Anayasa mahkemesine hak ihlali nedeniyle yapılan başvuru üzerine, anayasa mahkemesinin verdiği karar ortalığı karıştırdı.
Hatay’dan milletvekili seçilen ve bu nedenle de dokunulmazlık kazanan Barış Atay, mahkemece tahliye edilmemeleri nedeniyle anayasa mahkemesine başvurmak zorunda kalmıştı.
Anayasa mahkemesi de yaptığı inceleme sonunda, hak ihlalinin var olduğunu görerek bir karar vermişti.
Bilindiği gibi, yürürlükteki anayasamıza göre, verilen karar kesindir ve herkesi bağlar.
Bunun böyle olduğu bilindiğine, daha önceleri de emsal teşkil edecek uygulamalar olduğuna göre, aynı doğrultuda bir karar verilmesi gerekir iken; ortalığın karışmasına neden olan bir durum ortaya çıktı.
Böylece de anayasanın değiştirilmesi konusu yeniden gündemin ilk sıralarında yerini aldı.
Şimdi, anayasa değişikliğine gidilmek suretiyle yargıdaki karmaşa giderilmeye çalışılıyor.
Bu doğrultuda çalışma yapılırken de iktidar kanadının hayal ettiği değişikliklerin de yaşama geçirilmesi yoluna gidiliyor.
Bilindiği gibi anayasa değişikliği için mecliste yeter sayıya ulaşmak gerek. İster 360 ister 400.
Referandumlu veya referandumsuz bir değişiklik yapılabilmesi için yeter çoğunluk zorunlu.
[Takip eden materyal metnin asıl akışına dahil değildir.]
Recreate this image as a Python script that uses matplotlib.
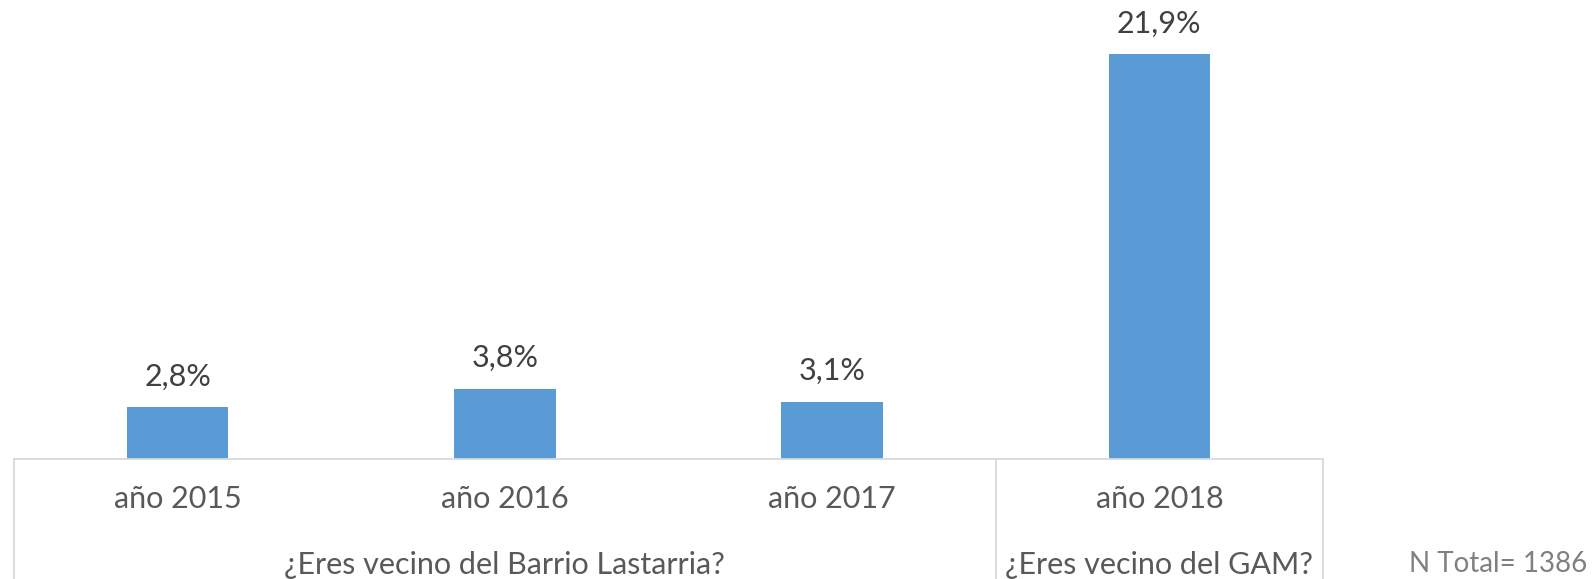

Böyle bir çoğunluk elde edebilmek için de iktidar kanadının bazı çalışmalar yaptığı gelişmelerden anlaşılıyor.
Anayasa değişikliği yapabilmek için iki türlü çoğunluk gerek.
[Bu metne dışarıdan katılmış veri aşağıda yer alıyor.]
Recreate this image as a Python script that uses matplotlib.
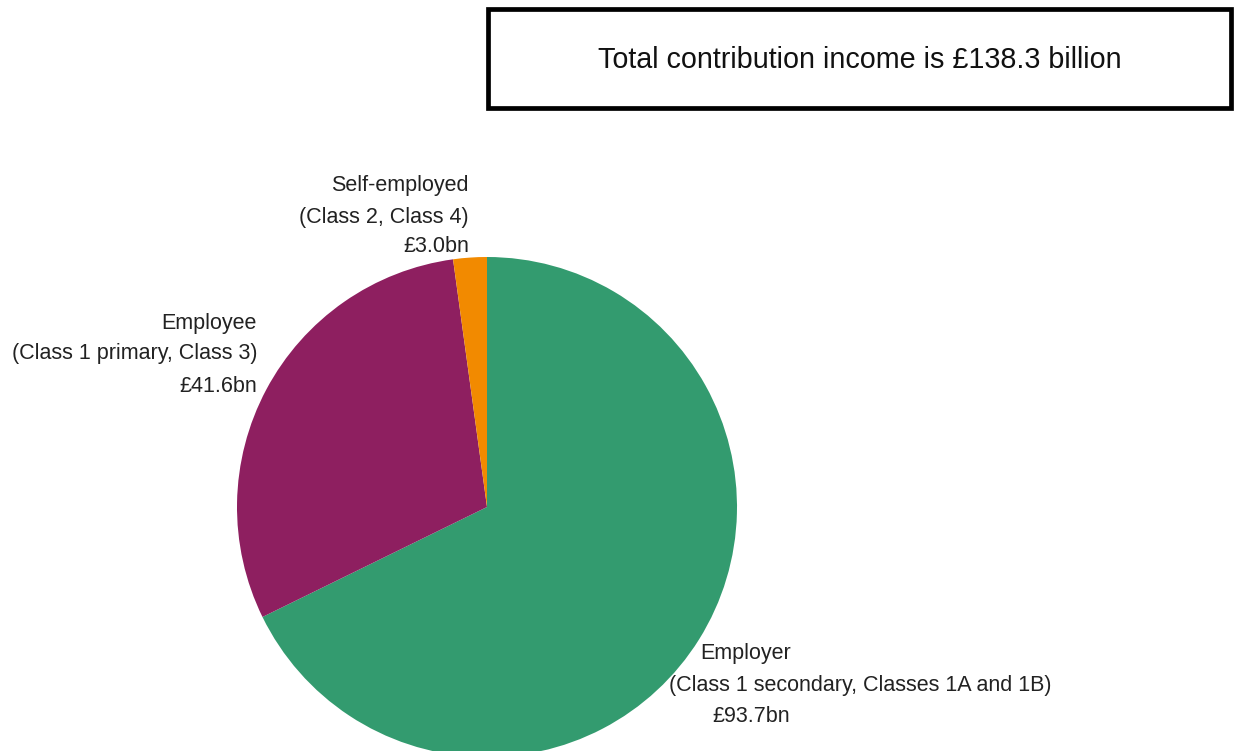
import matplotlib
matplotlib.use("Agg")
from matplotlib import pyplot as plt
from matplotlib.patches import Rectangle

plt.rcParams['font.family'] = ['Liberation Sans', 'DejaVu Sans']

# contribution income by payer, £bn
groups = ['Employer', 'Employee', 'Self-employed']
classes = ['(Class 1 secondary, Classes 1A and 1B)',
           '(Class 1 primary, Class 3)',
           '(Class 2, Class 4)']
income = [93.7, 41.6, 3.0]
colours = ['#339b6f', '#8e1f60', '#f28a00']
total = 138.3

W, H = 1235, 751
fig = plt.figure(figsize=(W / 100, H / 100), dpi=100)

# pie axes: unit radius spans 250 px, centre at (487, 507)
cx, cy, r = 487, 507, 250
ax = fig.add_axes([(cx - r) / W, (H - cy - r) / H, 2 * r / W, 2 * r / H])
ax.pie(income, colors=colours, startangle=90, counterclock=False,
       wedgeprops=dict(linewidth=0))
ax.set_xlim(-1, 1)
ax.set_ylim(-1, 1)
ax.set_aspect('equal')
ax.axis('off')


def px(x, y):
    # pixel position -> pie data units
    return (x - cx) / r, (cy - y) / r


# label lines: (x, y, ha) per line
label_pos = {
    'Employer': [(700, 654, 'left'), (669, 686, 'left'), (712, 717, 'left')],
    'Employee': [(257, 324, 'right'), (257, 354, 'right'), (257, 386, 'right')],
    'Self-employed': [(469, 186, 'right'), (469, 217, 'right'), (469, 247, 'right')],
}
for g, c, v in zip(groups, classes, income):
    lines = [g, c, '£%.1fbn' % v]
    for txt, (x, y, ha) in zip(lines, label_pos[g]):
        dx, dy = px(x, y)
        ax.text(dx, dy, txt, ha=ha, va='center', fontsize=15.5,
                color='#222222', clip_on=False)

# total box
fig.patches.append(Rectangle((488 / W, (H - 108) / H), 743 / W, 99 / H,
                             transform=fig.transFigure, fill=False,
                             edgecolor='black', linewidth=3.4))
fig.text(860 / W, (H - 60) / H,
         'Total contribution income is £%.1f billion' % total,
         ha='center', va='center', fontsize=20.7, color='#111111')

fig.savefig('out.png', dpi=100, facecolor='white')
İster referandumlu ister referandumsuz olsun iktidar kanadı gerekli çoğunluğa sahip değil.
Böyle olunca da zorlama yoluna gidiliyor.
Görünen o ki, gereken çoğunluğun sağlanamayacağı gelişmelerden anlaşılıyor.
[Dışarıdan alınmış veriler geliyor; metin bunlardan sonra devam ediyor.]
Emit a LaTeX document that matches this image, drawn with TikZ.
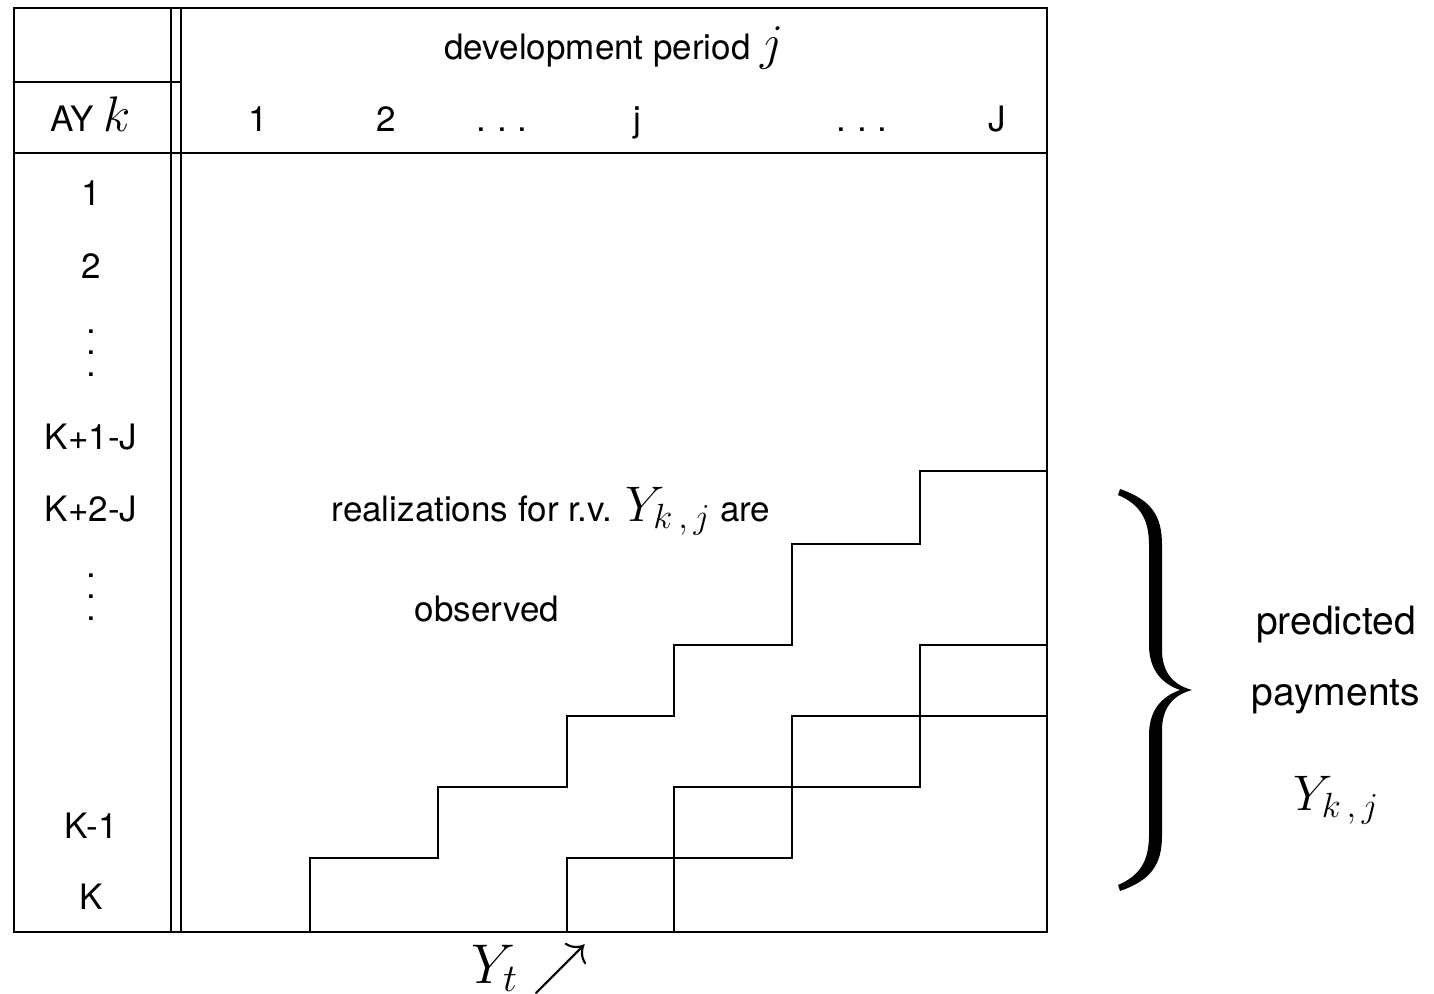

O halde bu telaş, bu karmaşa yaratmak niye?
Acaba gündem değiştirmek mi amaç?
Acaba akıllarda başka şeyler var da, sırası geldiğinde onları ortaya koymak mı amaç?
Bekleyeceğiz ve göreceğiz.
Ama şimdilik anayasa değişikliği ortada dolaşıyor.
Çoğunluğun sağlanamayacağı gün gibi aşikar iken, yine de ısrar etmenin ne anlamı var?